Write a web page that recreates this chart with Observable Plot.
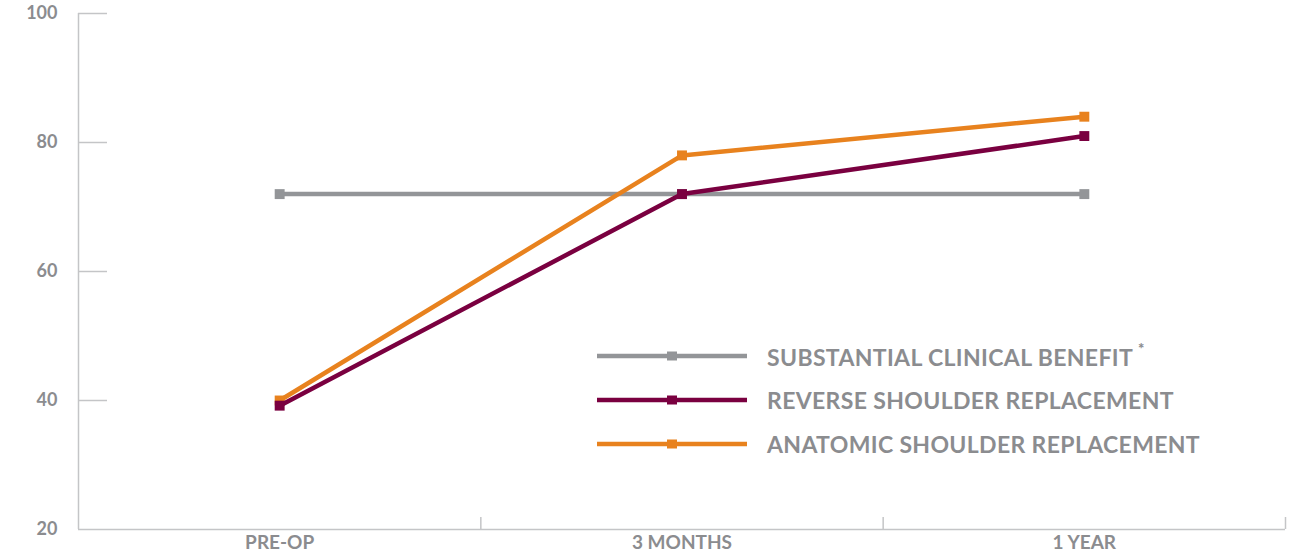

----------------

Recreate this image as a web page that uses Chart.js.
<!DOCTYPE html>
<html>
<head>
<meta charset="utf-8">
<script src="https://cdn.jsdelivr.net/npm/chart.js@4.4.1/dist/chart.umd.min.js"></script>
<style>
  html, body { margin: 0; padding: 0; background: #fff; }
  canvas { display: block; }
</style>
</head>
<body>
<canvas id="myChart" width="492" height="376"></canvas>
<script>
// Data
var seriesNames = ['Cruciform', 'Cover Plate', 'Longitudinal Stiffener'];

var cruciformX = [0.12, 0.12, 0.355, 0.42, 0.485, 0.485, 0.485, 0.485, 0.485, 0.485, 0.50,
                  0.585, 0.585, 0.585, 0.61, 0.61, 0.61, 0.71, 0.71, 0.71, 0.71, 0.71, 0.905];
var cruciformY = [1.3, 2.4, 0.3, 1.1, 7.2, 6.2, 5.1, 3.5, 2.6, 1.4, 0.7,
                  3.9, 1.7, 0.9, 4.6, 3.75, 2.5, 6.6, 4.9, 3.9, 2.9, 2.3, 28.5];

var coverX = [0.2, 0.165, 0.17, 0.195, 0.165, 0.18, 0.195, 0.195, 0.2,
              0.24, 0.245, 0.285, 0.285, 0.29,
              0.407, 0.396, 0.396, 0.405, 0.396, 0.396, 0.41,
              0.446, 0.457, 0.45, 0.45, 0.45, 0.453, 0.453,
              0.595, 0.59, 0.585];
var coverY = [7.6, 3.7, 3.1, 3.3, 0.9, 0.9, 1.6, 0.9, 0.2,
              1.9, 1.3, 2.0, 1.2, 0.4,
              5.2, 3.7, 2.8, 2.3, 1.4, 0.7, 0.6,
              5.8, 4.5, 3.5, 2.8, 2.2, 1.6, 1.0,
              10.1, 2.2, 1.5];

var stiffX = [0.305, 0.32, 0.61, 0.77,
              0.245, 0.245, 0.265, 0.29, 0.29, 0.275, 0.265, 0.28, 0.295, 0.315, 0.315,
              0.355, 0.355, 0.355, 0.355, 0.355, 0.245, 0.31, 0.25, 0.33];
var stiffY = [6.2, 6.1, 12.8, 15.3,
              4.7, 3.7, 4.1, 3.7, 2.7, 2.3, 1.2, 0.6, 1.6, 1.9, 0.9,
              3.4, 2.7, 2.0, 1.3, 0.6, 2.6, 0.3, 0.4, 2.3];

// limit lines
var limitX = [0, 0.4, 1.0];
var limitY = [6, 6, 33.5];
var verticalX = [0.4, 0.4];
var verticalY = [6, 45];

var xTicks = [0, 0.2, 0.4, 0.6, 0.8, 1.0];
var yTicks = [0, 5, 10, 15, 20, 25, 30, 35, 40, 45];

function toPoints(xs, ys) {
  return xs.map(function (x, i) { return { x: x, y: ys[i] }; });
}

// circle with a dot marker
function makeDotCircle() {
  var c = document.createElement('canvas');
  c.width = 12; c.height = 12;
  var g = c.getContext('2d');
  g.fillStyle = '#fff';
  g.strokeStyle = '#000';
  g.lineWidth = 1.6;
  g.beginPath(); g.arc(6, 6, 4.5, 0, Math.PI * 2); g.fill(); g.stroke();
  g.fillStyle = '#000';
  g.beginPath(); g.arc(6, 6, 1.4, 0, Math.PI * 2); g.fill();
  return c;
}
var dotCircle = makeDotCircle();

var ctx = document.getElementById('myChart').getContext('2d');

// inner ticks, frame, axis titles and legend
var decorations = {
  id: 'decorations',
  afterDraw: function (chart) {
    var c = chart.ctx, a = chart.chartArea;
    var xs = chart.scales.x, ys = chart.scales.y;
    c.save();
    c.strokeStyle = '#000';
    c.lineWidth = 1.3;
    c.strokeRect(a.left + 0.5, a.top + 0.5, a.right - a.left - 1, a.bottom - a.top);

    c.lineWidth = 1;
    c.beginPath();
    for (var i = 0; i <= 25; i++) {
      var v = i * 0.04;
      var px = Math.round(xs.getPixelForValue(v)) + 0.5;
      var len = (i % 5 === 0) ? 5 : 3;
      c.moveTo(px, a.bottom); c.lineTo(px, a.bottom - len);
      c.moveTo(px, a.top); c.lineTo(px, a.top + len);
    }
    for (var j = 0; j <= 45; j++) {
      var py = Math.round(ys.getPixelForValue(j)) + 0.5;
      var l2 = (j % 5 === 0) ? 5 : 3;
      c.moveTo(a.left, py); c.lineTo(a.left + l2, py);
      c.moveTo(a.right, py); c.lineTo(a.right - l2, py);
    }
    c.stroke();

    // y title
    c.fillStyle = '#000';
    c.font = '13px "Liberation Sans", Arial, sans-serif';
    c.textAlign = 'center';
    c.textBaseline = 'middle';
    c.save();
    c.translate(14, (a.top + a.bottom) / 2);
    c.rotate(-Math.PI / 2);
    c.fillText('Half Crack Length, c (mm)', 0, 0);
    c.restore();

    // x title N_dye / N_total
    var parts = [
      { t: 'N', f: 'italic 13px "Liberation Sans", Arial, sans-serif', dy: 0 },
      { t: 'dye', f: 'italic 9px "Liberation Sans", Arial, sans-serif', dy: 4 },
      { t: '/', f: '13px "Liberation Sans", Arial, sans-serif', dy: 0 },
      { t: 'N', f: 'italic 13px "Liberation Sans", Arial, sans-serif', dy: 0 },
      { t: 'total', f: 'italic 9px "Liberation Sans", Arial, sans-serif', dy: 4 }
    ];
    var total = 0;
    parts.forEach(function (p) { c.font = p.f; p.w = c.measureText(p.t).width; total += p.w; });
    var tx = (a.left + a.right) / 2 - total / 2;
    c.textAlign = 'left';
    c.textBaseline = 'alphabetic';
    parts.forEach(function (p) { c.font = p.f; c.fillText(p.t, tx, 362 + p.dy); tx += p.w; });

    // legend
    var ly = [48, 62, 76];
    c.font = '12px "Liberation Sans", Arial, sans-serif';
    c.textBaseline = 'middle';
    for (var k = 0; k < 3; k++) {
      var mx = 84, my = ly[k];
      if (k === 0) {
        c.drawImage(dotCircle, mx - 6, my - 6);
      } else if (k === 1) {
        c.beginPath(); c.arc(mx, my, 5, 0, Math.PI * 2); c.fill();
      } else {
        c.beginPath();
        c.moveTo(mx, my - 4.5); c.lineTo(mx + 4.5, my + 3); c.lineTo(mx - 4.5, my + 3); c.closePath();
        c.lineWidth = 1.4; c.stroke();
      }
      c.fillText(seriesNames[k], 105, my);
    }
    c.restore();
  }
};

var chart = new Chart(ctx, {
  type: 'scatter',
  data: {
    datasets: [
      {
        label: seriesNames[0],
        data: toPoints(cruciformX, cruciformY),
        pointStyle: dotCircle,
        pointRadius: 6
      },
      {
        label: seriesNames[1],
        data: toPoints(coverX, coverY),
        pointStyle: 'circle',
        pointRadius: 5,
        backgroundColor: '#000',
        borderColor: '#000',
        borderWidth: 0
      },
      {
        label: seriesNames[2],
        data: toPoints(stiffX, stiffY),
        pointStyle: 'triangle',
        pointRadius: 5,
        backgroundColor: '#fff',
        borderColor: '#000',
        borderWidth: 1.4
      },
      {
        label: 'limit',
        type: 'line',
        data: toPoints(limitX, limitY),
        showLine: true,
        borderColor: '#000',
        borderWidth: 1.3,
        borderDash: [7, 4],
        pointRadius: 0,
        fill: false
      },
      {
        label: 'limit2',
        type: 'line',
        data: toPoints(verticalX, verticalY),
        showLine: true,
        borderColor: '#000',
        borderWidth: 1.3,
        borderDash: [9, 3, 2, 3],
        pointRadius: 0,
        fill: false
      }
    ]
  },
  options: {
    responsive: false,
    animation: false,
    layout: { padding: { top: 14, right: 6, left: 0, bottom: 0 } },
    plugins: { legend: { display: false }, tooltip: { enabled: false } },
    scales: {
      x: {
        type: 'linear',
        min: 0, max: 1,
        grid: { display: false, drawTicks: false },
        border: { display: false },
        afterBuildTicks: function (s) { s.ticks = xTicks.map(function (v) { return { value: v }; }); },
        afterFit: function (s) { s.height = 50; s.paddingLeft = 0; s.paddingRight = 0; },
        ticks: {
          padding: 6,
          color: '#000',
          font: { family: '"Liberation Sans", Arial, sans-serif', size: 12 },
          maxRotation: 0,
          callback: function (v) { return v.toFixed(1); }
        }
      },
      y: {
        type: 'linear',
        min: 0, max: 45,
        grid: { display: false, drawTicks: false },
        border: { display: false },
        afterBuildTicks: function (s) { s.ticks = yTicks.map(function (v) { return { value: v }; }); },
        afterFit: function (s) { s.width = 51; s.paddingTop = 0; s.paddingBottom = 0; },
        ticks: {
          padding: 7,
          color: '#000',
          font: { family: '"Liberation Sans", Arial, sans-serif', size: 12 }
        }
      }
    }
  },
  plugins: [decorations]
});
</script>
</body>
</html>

----------------

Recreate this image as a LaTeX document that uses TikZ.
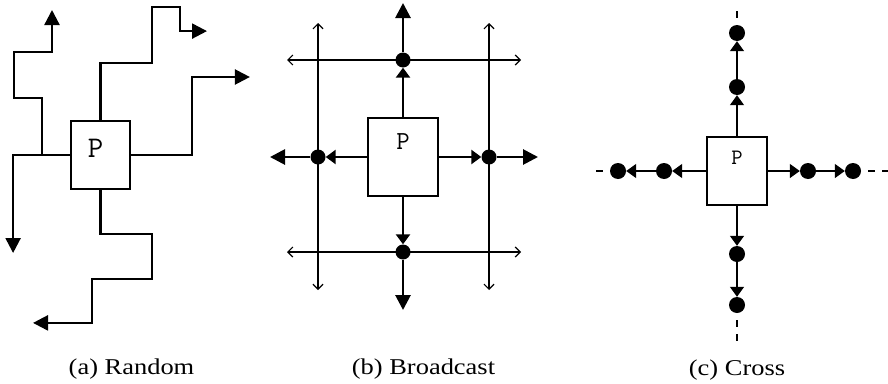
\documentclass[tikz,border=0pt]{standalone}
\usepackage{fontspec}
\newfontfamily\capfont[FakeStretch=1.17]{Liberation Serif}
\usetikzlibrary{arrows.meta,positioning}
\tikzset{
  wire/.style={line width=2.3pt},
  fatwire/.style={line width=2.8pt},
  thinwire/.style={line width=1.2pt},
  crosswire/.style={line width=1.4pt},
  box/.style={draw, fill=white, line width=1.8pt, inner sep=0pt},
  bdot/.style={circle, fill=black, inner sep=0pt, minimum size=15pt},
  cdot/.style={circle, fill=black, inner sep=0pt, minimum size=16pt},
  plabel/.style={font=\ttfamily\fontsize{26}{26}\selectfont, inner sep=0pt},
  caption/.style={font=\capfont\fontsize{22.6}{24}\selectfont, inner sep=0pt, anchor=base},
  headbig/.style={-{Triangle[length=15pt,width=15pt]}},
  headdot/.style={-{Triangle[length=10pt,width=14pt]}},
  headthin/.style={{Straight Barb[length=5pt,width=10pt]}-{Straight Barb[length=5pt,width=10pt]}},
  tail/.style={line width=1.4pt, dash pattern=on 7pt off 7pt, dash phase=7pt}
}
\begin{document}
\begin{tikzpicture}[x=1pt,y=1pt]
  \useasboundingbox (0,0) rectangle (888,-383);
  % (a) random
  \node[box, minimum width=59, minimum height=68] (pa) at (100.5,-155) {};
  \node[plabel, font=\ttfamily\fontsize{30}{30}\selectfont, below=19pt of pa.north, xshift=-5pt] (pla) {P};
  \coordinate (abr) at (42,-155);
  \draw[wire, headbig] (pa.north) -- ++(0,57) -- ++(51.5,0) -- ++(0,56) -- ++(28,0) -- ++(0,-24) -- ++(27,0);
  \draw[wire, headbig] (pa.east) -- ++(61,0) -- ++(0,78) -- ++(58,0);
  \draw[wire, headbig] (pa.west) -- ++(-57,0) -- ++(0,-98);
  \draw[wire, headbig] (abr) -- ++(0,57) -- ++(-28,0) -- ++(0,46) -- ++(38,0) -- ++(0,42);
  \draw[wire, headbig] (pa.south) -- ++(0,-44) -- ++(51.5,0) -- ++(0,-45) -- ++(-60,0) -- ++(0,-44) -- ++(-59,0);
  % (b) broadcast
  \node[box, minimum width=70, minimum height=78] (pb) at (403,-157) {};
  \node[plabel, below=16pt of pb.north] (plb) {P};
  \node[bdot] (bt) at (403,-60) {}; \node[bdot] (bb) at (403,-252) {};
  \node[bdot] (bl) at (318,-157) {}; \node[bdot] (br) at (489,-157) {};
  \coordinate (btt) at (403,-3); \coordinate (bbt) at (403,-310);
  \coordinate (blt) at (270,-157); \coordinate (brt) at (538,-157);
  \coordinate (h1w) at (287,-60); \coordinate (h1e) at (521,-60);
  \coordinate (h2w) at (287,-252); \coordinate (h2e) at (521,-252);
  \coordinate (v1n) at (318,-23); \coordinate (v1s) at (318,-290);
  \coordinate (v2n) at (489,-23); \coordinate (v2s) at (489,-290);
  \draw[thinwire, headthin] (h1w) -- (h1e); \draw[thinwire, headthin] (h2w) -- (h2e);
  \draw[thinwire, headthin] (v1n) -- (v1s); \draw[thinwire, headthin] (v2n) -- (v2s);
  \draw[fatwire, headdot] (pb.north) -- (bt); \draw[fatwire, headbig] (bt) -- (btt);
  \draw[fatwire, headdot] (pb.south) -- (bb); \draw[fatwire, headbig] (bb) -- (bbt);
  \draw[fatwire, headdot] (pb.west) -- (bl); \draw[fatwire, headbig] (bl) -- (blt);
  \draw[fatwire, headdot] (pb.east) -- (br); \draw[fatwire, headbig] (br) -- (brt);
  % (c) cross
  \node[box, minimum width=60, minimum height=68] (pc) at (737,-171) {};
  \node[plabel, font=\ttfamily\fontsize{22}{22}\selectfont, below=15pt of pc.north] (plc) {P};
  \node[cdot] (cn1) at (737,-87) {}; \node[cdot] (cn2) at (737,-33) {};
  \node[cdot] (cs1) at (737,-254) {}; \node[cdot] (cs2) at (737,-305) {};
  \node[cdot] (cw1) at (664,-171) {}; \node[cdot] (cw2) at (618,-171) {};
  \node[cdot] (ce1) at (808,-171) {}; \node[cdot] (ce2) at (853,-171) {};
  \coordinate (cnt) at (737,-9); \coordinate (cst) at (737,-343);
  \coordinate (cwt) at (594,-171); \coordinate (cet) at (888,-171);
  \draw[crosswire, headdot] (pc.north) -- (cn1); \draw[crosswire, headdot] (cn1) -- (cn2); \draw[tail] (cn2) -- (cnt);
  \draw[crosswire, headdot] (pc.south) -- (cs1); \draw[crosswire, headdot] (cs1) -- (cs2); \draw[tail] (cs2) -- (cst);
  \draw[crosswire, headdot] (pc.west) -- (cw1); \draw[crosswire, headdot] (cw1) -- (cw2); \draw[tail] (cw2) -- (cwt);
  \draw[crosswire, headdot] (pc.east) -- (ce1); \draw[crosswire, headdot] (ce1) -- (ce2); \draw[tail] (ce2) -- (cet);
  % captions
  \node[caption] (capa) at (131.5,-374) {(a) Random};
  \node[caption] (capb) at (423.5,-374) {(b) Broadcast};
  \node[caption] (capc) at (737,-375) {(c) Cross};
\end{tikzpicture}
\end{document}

----------------

What you need to do
Print, from the entries above, the line with "Recreate this image as a web", the line with "10.1, 2.2, 1.5];" and all lines between them, exactly and with nothing else.

Answer to this exercise
Recreate this image as a web page that uses Chart.js.
<!DOCTYPE html>
<html>
<head>
<meta charset="utf-8">
<script src="https://cdn.jsdelivr.net/npm/chart.js@4.4.1/dist/chart.umd.min.js"></script>
<style>
  html, body { margin: 0; padding: 0; background: #fff; }
  canvas { display: block; }
</style>
</head>
<body>
<canvas id="myChart" width="492" height="376"></canvas>
<script>
// Data
var seriesNames = ['Cruciform', 'Cover Plate', 'Longitudinal Stiffener'];

var cruciformX = [0.12, 0.12, 0.355, 0.42, 0.485, 0.485, 0.485, 0.485, 0.485, 0.485, 0.50,
                  0.585, 0.585, 0.585, 0.61, 0.61, 0.61, 0.71, 0.71, 0.71, 0.71, 0.71, 0.905];
var cruciformY = [1.3, 2.4, 0.3, 1.1, 7.2, 6.2, 5.1, 3.5, 2.6, 1.4, 0.7,
                  3.9, 1.7, 0.9, 4.6, 3.75, 2.5, 6.6, 4.9, 3.9, 2.9, 2.3, 28.5];

var coverX = [0.2, 0.165, 0.17, 0.195, 0.165, 0.18, 0.195, 0.195, 0.2,
              0.24, 0.245, 0.285, 0.285, 0.29,
              0.407, 0.396, 0.396, 0.405, 0.396, 0.396, 0.41,
              0.446, 0.457, 0.45, 0.45, 0.45, 0.453, 0.453,
              0.595, 0.59, 0.585];
var coverY = [7.6, 3.7, 3.1, 3.3, 0.9, 0.9, 1.6, 0.9, 0.2,
              1.9, 1.3, 2.0, 1.2, 0.4,
              5.2, 3.7, 2.8, 2.3, 1.4, 0.7, 0.6,
              5.8, 4.5, 3.5, 2.8, 2.2, 1.6, 1.0,
              10.1, 2.2, 1.5];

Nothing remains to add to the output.